WRITTEN EXERCISE:
Set the lines down again exactly, first line through the line that contains "Serif', 'Times New", with no pictures.

SUPPLIED MATERIAL:
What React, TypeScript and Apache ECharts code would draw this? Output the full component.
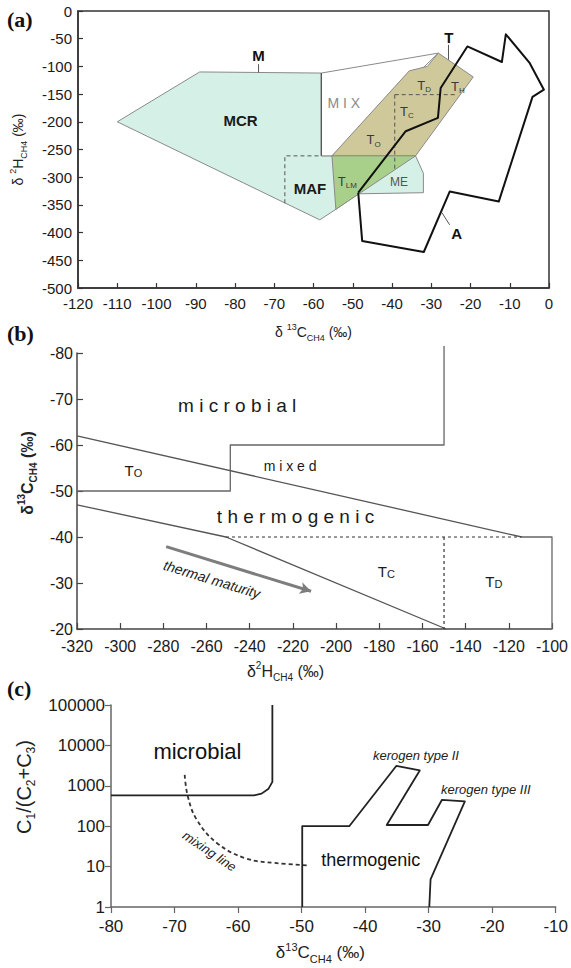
import React, { useEffect, useRef } from "react";
import * as echarts from "echarts";

const FONT = "'Liberation Sans', Arial, sans-serif";
const SERIF = "'Liberation Serif', 'Times New Roman', serif";

// ---------- (a) δ13C vs δ2H of methane ----------
const aMicrobialZone = [
  [-110, -200], [-89, -110], [-58, -112], [-58, -261.5], [-34, -261.5],
  [-32, -293], [-32, -328], [-48.6, -330], [-54.3, -358], [-58.4, -377],
];
const aMixedZone = [[-58, -112], [-28.2, -76], [-55.3, -261.5], [-58, -261.5]];
const aThermogenicZone = [
  [-28.2, -76], [-19.3, -119], [-34, -261.5], [-55.3, -261.5], [-35.6, -108], [-31, -100],
];
const aLateMatureZone = [[-55.3, -261.5], [-34, -261.5], [-54.3, -358]];
const aAbioticOutline = [
  [-48.6, -328], [-36.5, -217], [-28.3, -193], [-27.6, -139], [-20.8, -64],
  [-12, -92], [-11, -42], [-5, -93], [-1.3, -142], [-4.2, -155], [-12.8, -344],
  [-25.3, -326], [-31.9, -435], [-47.6, -415], [-48.6, -328],
];
const aMafDivider = [[-67.3, -347], [-67.3, -261.5], [-58, -261.5]];
const aThermoDividerV = [[-39.3, -151], [-39.3, -288]];
const aThermoDividerH = [[-39.3, -151], [-24, -151]];
const aLeaderM = [[-74, -96], [-74, -111]];
const aLeaderT = [[-25.6, -61], [-25.6, -88]];
const aLeaderA = [[-27.3, -364], [-25.3, -386]];
const aLabels = [
  { at: [-78.6, -198], text: "{b|MCR}" },
  { at: [-60.9, -320], text: "{b|MAF}" },
  { at: [-52.3, -166], text: "{g|M I X}" },
  { at: [-31.8, -134], text: "{t|T}{s|D}" },
  { at: [-23.2, -136], text: "{t|T}{s|H}" },
  { at: [-36.2, -181], text: "{t|T}{s|C}" },
  { at: [-44.7, -232], text: "{t|T}{s|O}" },
  { at: [-51.4, -307], text: "{t|T}{s|LM}" },
  { at: [-38.2, -308], text: "{m|ME}" },
  { at: [-74, -80], text: "{k|M}" },
  { at: [-25.5, -47], text: "{k|T}" },
  { at: [-23.5, -401], text: "{k|A}" },
];

// ---------- (b) δ2H vs δ13C of methane ----------
const bMicrobialBoundary = [[-320, -50], [-249, -50], [-249, -60], [-150, -60], [-150, -81.5]];
const bMixedBoundary = [[-320, -62], [-114, -40]];
const bThermoBoundary = [[-320, -47], [-251, -40], [-149, -20]];
const bDashedTop = [[-251, -40], [-114, -40]];
const bDryBox = [[-114, -40], [-100, -40], [-100, -20]];
const bDashedSplit = [[-150, -40], [-150, -20]];
const bMaturityArrow = [[-278.7, -37.9], [-211.6, -28.2]];
const bLabels = [
  { at: [-245.8, -68.6], text: "{big|m i c r o b i a l}" },
  { at: [-221.3, -55.5], text: "{mid|m i x e d}" },
  { at: [-218.8, -44.4], text: "{big|t h e r m o g e n i c}" },
  { at: [-293.9, -54.4], text: "{t|T}{s|O}" },
  { at: [-176.7, -32.4], text: "{t|T}{s|C}" },
  { at: [-126.9, -30.3], text: "{t|T}{s|D}" },
  { at: [-257.5, -30.8], text: "{it|thermal maturity}", rotate: -17 },
];

// ---------- (c) δ13C vs C1/(C2+C3) ----------
const cMicrobialBoundary = [
  [-80, 580], [-57.5, 580], [-56.3, 640], [-55.2, 850], [-54.6, 1250], [-54.6, 100000],
];
const cThermoBoundary = [
  [-49.9, 1], [-49.9, 100], [-42.5, 100], [-35.1, 3100], [-31.4, 2400], [-36.6, 107],
  [-30.1, 107], [-27.9, 450], [-24.3, 410], [-29.7, 4.8], [-29.9, 1],
];
const cMixingLine = [
  [-68.4, 1860], [-67.9, 540], [-66.5, 145], [-63.3, 38], [-58.8, 16], [-54.2, 12.3], [-48.8, 10.7],
];
const cLabels = [
  { at: [-66.4, 6900], text: "{big|microbial}" },
  { at: [-39.1, 14.2], text: "{mid|thermogenic}" },
  { at: [-32.0, 5700], text: "{it|kerogen type II}" },
  { at: [-21.0, 824], text: "{it|kerogen type III}" },
  { at: [-64.5, 24], text: "{it|mixing line}", rotate: -34 },
];

type Pt = number[];

function zoneSeries(g: number, pts: Pt[], fill: string, stroke: string, lineWidth: number, z: number) {
  return {
    type: "custom",
    coordinateSystem: "cartesian2d",
    xAxisIndex: g,
    yAxisIndex: g,
    data: [pts[0]],
    clip: false,
    silent: true,
    z,
    renderItem: (_p: any, api: any) => ({
      type: "polygon",
      shape: { points: pts.map((p) => api.coord(p)) },
      style: { fill, stroke, lineWidth, lineJoin: "round" },
    }),
  };
}

function lineSeries(g: number, pts: Pt[], color: string, width: number, type: any = "solid", z = 10, smooth: any = false) {
  return {
    type: "line",
    xAxisIndex: g,
    yAxisIndex: g,
    data: pts,
    showSymbol: false,
    symbol: "none",
    smooth,
    clip: false,
    silent: true,
    z,
    lineStyle: { color, width, type, join: "round" },
  };
}

function labelSeries(g: number, labels: any[], rich: any) {
  return {
    type: "custom",
    coordinateSystem: "cartesian2d",
    xAxisIndex: g,
    yAxisIndex: g,
    data: labels.map((l) => l.at),
    clip: false,
    silent: true,
    z: 30,
    renderItem: (params: any, api: any) => {
      const l = labels[params.dataIndex];
      const p = api.coord([api.value(0), api.value(1)]);
      return {
        type: "text",
        x: p[0],
        y: p[1],
        rotation: ((l.rotate || 0) * Math.PI) / 180,
        style: {
          text: l.text,
          rich,
          align: "center",
          verticalAlign: "middle",
          fontFamily: FONT,
          fontSize: 14,
          fill: "#222",
        },
      };
    },
  };
}

const tok = (size: number, extra: any = {}) => ({
  fontSize: size,
  lineHeight: size,
  fontFamily: FONT,
  fill: "#222",
  ...extra,
});

const nameRich = (size: number, weight = "normal", color = "#222") => {
  const small = Math.round(size * 0.62);
  return {
    m: { fontSize: size, lineHeight: size + 6, fontFamily: FONT, fontWeight: weight, color },
    sup: { fontSize: small, lineHeight: small, verticalAlign: "top", fontFamily: FONT, fontWeight: weight, color },
    sub: { fontSize: small, lineHeight: small, verticalAlign: "bottom", fontFamily: FONT, fontWeight: weight, color },
  };
};

function buildOption() {
  const axisBase = (color: string, inside: boolean, tickLen: number, labelSize: number, margin: number) => ({
    type: "value",
    axisLine: { show: true, onZero: false, lineStyle: { color, width: 1.5 } },
    axisTick: { show: true, inside, length: tickLen, lineStyle: { color, width: 1.2 } },
    axisLabel: { fontSize: labelSize, margin, fontFamily: FONT, color: "#1a1a1a" },
    splitLine: { show: false },
    nameLocation: "middle",
  });

  const subRichA = {
    t: tok(13, { fill: "#3a3a3a", lineHeight: 17 }),
    s: tok(8, { fill: "#3a3a3a", verticalAlign: "bottom" }),
    b: tok(15, { fontWeight: "bold", fill: "#1a1a1a" }),
    g: tok(14, { fill: "#8a8a8a" }),
    m: tok(12, { fill: "#555" }),
    k: tok(15, { fontWeight: "bold", fill: "#111" }),
  };
  const richB = {
    big: tok(19, { fill: "#1a1a1a" }),
    mid: tok(14, { fill: "#1a1a1a" }),
    t: tok(15, { fill: "#1a1a1a" }),
    s: tok(11, { fill: "#1a1a1a", verticalAlign: "bottom" }),
    it: tok(14, { fontStyle: "italic", fill: "#1a1a1a" }),
  };
  const richC = {
    big: tok(22, { fill: "#111" }),
    mid: tok(18, { fill: "#111" }),
    it: tok(13, { fontStyle: "italic", fill: "#222" }),
  };

  return {
    animation: false,
    backgroundColor: "#ffffff",
    grid: [
      { left: 70, top: 11, width: 479, height: 277, show: true, borderColor: "#333", borderWidth: 1.5 },
      { left: 77, top: 353, width: 475, height: 276 },
      { left: 111, top: 705, width: 448, height: 202 },
    ],
    xAxis: [
      {
        ...axisBase("#333", true, 5, 15, 8),
        gridIndex: 0, min: -120, max: 0, interval: 10,
        name: "{m|δ }{sup|13}{m|C}{sub|CH4}{m| (‰)}",
        nameGap: 34,
        nameTextStyle: { rich: nameRich(14) },
      },
      {
        ...axisBase("#444", true, 6, 16, 9),
        gridIndex: 1, min: -320, max: -100, interval: 20,
        name: "{m|δ}{sup|2}{m|H}{sub|CH4}{m| (‰)}",
        nameGap: 31,
        nameTextStyle: { rich: nameRich(16), padding: [0, 58, 0, 0] },
      },
      {
        ...axisBase("#666", false, 6, 17, 11),
        gridIndex: 2, min: -80, max: -10, interval: 10,
        name: "{m|δ}{sup|13}{m|C}{sub|CH4}{m| (‰)}",
        nameGap: 34,
        nameTextStyle: { rich: nameRich(17), padding: [0, 26, 0, 0] },
      },
    ],
    yAxis: [
      {
        ...axisBase("#333", true, 5, 15, 6),
        gridIndex: 0, min: -500, max: 0, interval: 50,
        name: "{m|δ }{sup|2}{m|H}{sub|CH4}{m| (‰)}",
        nameGap: 50,
        nameTextStyle: { rich: nameRich(14) },
      },
      {
        ...axisBase("#444", true, 6, 16, 4),
        gridIndex: 1, min: -80, max: -20, interval: 10, inverse: true,
        name: "{m|δ}{sup|13}{m|C}{sub|CH4}{m| (‰)}",
        nameGap: 38,
        nameTextStyle: { rich: nameRich(16, "bold"), padding: [0, 0, 0, 36] },
      },
      {
        ...axisBase("#666", false, 6, 17, 6),
        type: "log", logBase: 10,
        gridIndex: 2, min: 1, max: 100000,
        axisLabel: {
          fontSize: 17, margin: 6, fontFamily: FONT, color: "#1a1a1a",
          formatter: (v: number) => String(Math.round(v)),
        },
        minorTick: { show: false },
        name: "{m|C}{sub|1}{m|/(C}{sub|2}{m|+C}{sub|3}{m|)}",
        nameGap: 62,
        nameTextStyle: { rich: nameRich(20), padding: [0, 0, 0, 38] },
      },
    ],
    graphic: [
      { type: "text", left: 7, top: 8, style: { text: "(a)", font: `bold 22px ${SERIF}`, fill: "#111" } },
      { type: "text", left: 7, top: 322, style: { text: "(b)", font: `bold 22px ${SERIF}`, fill: "#111" } },
      { type: "text", left: 7, top: 677, style: { text: "(c)", font: `bold 22px ${SERIF}`, fill: "#111" } },
    ],
    series: [
      // (a) genetic zones
      zoneSeries(0, aMicrobialZone, "#d5f0e7", "#8a8a8a", 1, 2),
      zoneSeries(0, aMixedZone, "#ffffff", "#8a8a8a", 1, 3),
      zoneSeries(0, aThermogenicZone, "#cfc89b", "#8a8a8a", 1, 4),
      zoneSeries(0, aLateMatureZone, "#a9d08b", "#8a8a8a", 1, 5),
      lineSeries(0, [[-58, -112], [-58, -261.5]], "#555", 1.2, "solid", 6),
      lineSeries(0, aMafDivider, "#555", 1, [4, 3], 7),
      lineSeries(0, aThermoDividerV, "#555", 1, [4, 3], 7),
      lineSeries(0, aThermoDividerH, "#555", 1, [4, 3], 7),
      lineSeries(0, aAbioticOutline, "#111", 2, "solid", 12),
      lineSeries(0, aLeaderM, "#555", 1, "solid", 8),
      lineSeries(0, aLeaderT, "#555", 1, "solid", 8),
      lineSeries(0, aLeaderA, "#555", 1, "solid", 8),
      labelSeries(0, aLabels, subRichA),

      // (b) boundaries
      lineSeries(1, bMicrobialBoundary, "#666", 1.3),
      lineSeries(1, bMixedBoundary, "#555", 1.3),
      lineSeries(1, bThermoBoundary, "#555", 1.3),
      lineSeries(1, bDashedTop, "#333", 1.2, [3, 3]),
      lineSeries(1, bDryBox, "#666", 1.3),
      lineSeries(1, bDashedSplit, "#333", 1.2, [3, 3]),
      {
        type: "line",
        xAxisIndex: 1,
        yAxisIndex: 1,
        data: bMaturityArrow,
        showSymbol: false,
        symbol: "none",
        silent: true,
        lineStyle: { opacity: 0 },
        markLine: {
          silent: true,
          symbol: ["none", "arrow"],
          symbolSize: [9, 11],
          label: { show: false },
          lineStyle: { color: "#7d7d7d", width: 3, type: "solid" },
          data: [[{ coord: bMaturityArrow[0] }, { coord: bMaturityArrow[1] }]],
        },
      },
      labelSeries(1, bLabels, richB),

      // (c) boundaries
      lineSeries(2, cMicrobialBoundary, "#222", 1.8),
      lineSeries(2, cThermoBoundary, "#222", 1.8),
      lineSeries(2, cMixingLine, "#333", 1.8, [4, 3], 10, 0.4),
      labelSeries(2, cLabels, richC),
    ],
  };
}

export default function App() {
  const ref = useRef<HTMLDivElement>(null);
  useEffect(() => {
    document.body.style.margin = "0";
    const chart = echarts.init(ref.current as HTMLDivElement, undefined, { renderer: "svg" });
    chart.setOption(buildOption() as any);
    return () => chart.dispose();
  }, []);
  return <div ref={ref} style={{ width: 571, height: 968 }} />;
}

FINAL ANSWER:
What React, TypeScript and Apache ECharts code would draw this? Output the full component.
import React, { useEffect, useRef } from "react";
import * as echarts from "echarts";

const FONT = "'Liberation Sans', Arial, sans-serif";
const SERIF = "'Liberation Serif', 'Times New Roman', serif";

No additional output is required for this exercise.